Réduire les risques d'échec dans le processus d'adoption
Pour minimiser les risques de vous retrouver dans une situation que vous ne sauriez pas gérer, plusieurs actions peuvent être envisagées avant de prendre votre décision :
– Demandez à l’association un maximum d’informations sur le chien qui vous intéresse, ainsi que des vidéos. Si possible, demandez à le voir dans un contexte différent de celui de l’enclos où il se trouve.
– Lorsque vous contactez les associations, exprimez vos attentes, le type de profil que vous recherchez et les aspects que vous ne serez pas en mesure de gérer. Elles peuvent parfois vous orienter vers un autre chien mieux adapté à vos besoins.
– Contactez un.e professionnel.le du comportement pour discuter de cette adoption, des risques éventuels et des mesures que vous pouvez mettre en place dès les premiers jours afin d’éviter les erreurs susceptibles de causer des problèmes à long terme.

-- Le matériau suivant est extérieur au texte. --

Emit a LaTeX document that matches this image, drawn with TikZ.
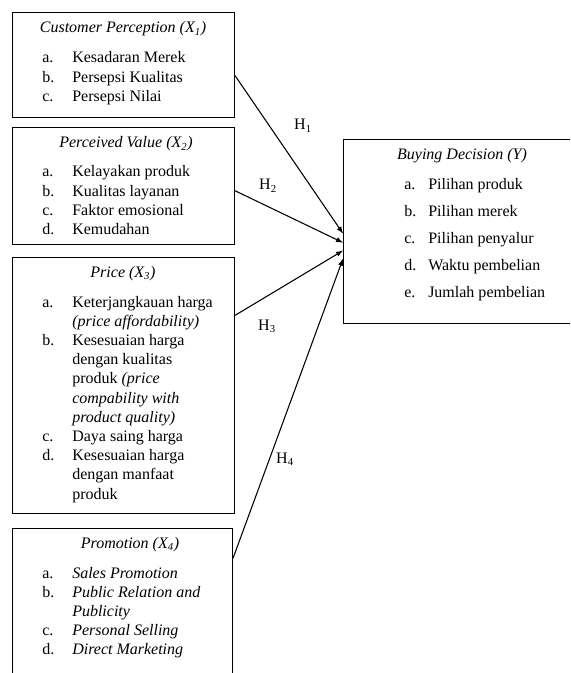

– Préparez-vous à faire face aux problèmes évoqués dans cet article : projetez-vous dans ces situations, réfléchissez à la manière dont se déroulera votre quotidien si vous rencontrez ces problèmes et évaluez si vous êtes prêt à modifier vos habitudes. La plupart de ces problèmes ne se règlent pas en quelques jours, même avec l’aide la plus adaptée.
– Prenez le temps de bien réfléchir et évitez d’adopter sur un coup de tête. Dans tous les cas, l’adoption entraînera un bouleversement dans votre vie. Même si elle peut vous apporter beaucoup de bonheur, il est essentiel d’être préparé à accueillir ces changements.